#### WHAT IS NEEDED:
Across the entries below, count the lines in which the word "this" occurs. Reply with the count alone.

-- begin DATA ROWS --

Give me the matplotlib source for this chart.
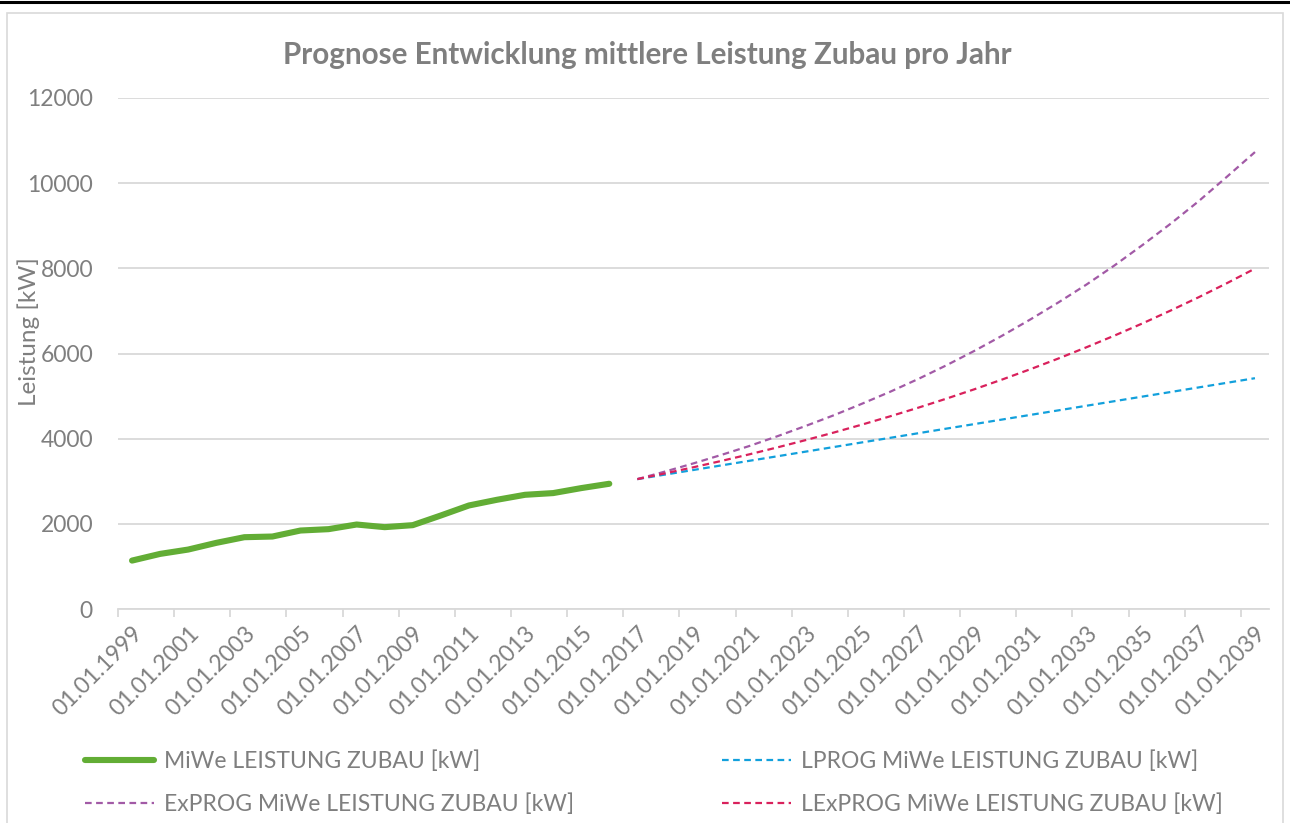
import matplotlib
matplotlib.use("Agg")
import matplotlib.pyplot as plt
from matplotlib.lines import Line2D
from matplotlib.patches import Rectangle
from matplotlib.ticker import FixedLocator, NullFormatter

plt.rcParams['font.family'] = ['Lato', 'DejaVu Sans']

# ---- data ----
years = list(range(1999, 2040))
tick_labels = ["01.01.%d" % y for y in years[::2]]

hist_years = list(range(1999, 2017))
miwe = [1137, 1294, 1396, 1553, 1686, 1702, 1843, 1875, 1984, 1922, 1969,
        2196, 2431, 2565, 2682, 2722, 2839, 2941]

prog_years = list(range(2017, 2040))
lprog = [3050, 3158, 3265, 3373, 3481, 3588, 3696, 3804, 3912, 4019, 4127,
         4235, 4342, 4450, 4558, 4665, 4773, 4881, 4989, 5096, 5204, 5312, 5420]
exprog = [3050, 3230, 3420, 3620, 3830, 4060, 4300, 4550, 4820, 5100, 5400,
          5720, 6060, 6420, 6800, 7200, 7620, 8070, 8550, 9050, 9580, 10150, 10730]
lexprog = [3050, 3187, 3329, 3478, 3634, 3797, 3967, 4144, 4330, 4524, 4726,
           4938, 5159, 5390, 5631, 5883, 6147, 6422, 6709, 7010, 7323, 7651, 7994]

names = ["MiWe LEISTUNG ZUBAU [kW]", "LPROG MiWe LEISTUNG ZUBAU [kW]",
         "ExPROG MiWe LEISTUNG ZUBAU [kW]", "LExPROG MiWe LEISTUNG ZUBAU [kW]"]
title = "Prognose Entwicklung mittlere Leistung Zubau pro Jahr"
ylabel = "Leistung [kW]"

# ---- styles ----
TXT = '#7f7f7f'
GRID = '#d9d9d9'
C_GREEN = '#62ad35'
C_BLUE = '#12a0dc'
C_PURPLE = '#a25aa6'
C_RED = '#d9215c'
FS = 16.5

W, H = 1290, 823
fig = plt.figure(figsize=(W / 100, H / 100), dpi=100)
fig.patch.set_facecolor('white')

# chart frame
fig.add_artist(Rectangle((7 / W, -0.01), (1283 - 7) / W, 1 - 13 / H + 0.01,
                         transform=fig.transFigure, fill=False,
                         edgecolor='#d9d9d9', lw=1.2))
fig.add_artist(Line2D([0, 1], [1 - 1.5 / H, 1 - 1.5 / H],
                      transform=fig.transFigure, color='black', lw=2.2))

ax = fig.add_axes([118 / W, 1 - 609 / H, (1269 - 118) / W, (609 - 98) / H])

xi = {y: i for i, y in enumerate(years)}
hx = [xi[y] for y in hist_years]
px = [xi[y] for y in prog_years]

ax.plot(hx, miwe, color=C_GREEN, lw=4.4, solid_capstyle='round',
        solid_joinstyle='round', label=names[0], zorder=5)
dash = (0, (3.0, 2.0))
ax.plot(px, lprog, color=C_BLUE, lw=1.6, linestyle=dash, label=names[1], zorder=4)
ax.plot(px, exprog, color=C_PURPLE, lw=1.6, linestyle=dash, label=names[2], zorder=4)
ax.plot(px, lexprog, color=C_RED, lw=1.6, linestyle=dash, label=names[3], zorder=4)

ax.set_xlim(-0.5, len(years) - 0.5)
ax.set_ylim(0, 12000)
ax.set_yticks(range(0, 12001, 2000))
ax.yaxis.grid(True, color=GRID, lw=1.3)
ax.set_axisbelow(True)

ax.xaxis.set_major_locator(FixedLocator(list(range(0, len(years), 2))))
ax.set_xticklabels(tick_labels, rotation=45, ha='right', va='top',
                   rotation_mode='anchor', color=TXT, fontsize=FS)
ax.xaxis.set_minor_locator(FixedLocator([i - 0.5 for i in range(0, len(years), 2)]))
ax.xaxis.set_minor_formatter(NullFormatter())
ax.tick_params(axis='x', which='major', length=0, pad=10)
ax.tick_params(axis='x', which='minor', length=6, width=1.3, color=GRID)
ax.tick_params(axis='y', length=0, pad=18, labelcolor=TXT, labelsize=FS)

for s in ['top', 'right', 'left']:
    ax.spines[s].set_visible(False)
ax.spines['bottom'].set_color(GRID)
ax.spines['bottom'].set_linewidth(1.3)

fig.text(647 / W, 1 - 55 / H, title, ha='center', va='center',
         fontsize=21.3, fontweight='bold', color=TXT)
fig.text(29 / W, 1 - 332 / H, ylabel, ha='center', va='center',
         rotation=90, fontsize=17.5, color=TXT)

h = ax.get_lines()
common = dict(loc='upper left', frameon=False, fontsize=FS, labelcolor=TXT,
              handlelength=3.0, handletextpad=0.45, labelspacing=0.93,
              borderaxespad=0, borderpad=0)
fig.legend([h[0], h[2]], [names[0], names[2]],
           bbox_to_anchor=(85 / W, 1 - 750 / H), **common)
fig.legend([h[1], h[3]], [names[1], names[3]],
           bbox_to_anchor=(722 / W, 1 - 750 / H), **common)

fig.savefig('out.png', dpi=100, facecolor='white')
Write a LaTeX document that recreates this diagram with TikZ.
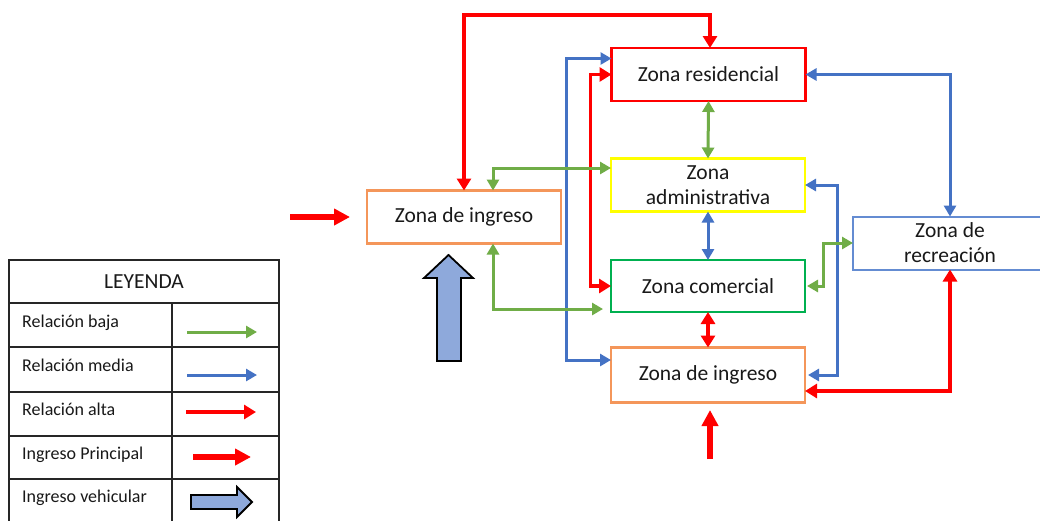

-- end DATA ROWS --

#### SOLUTION:
2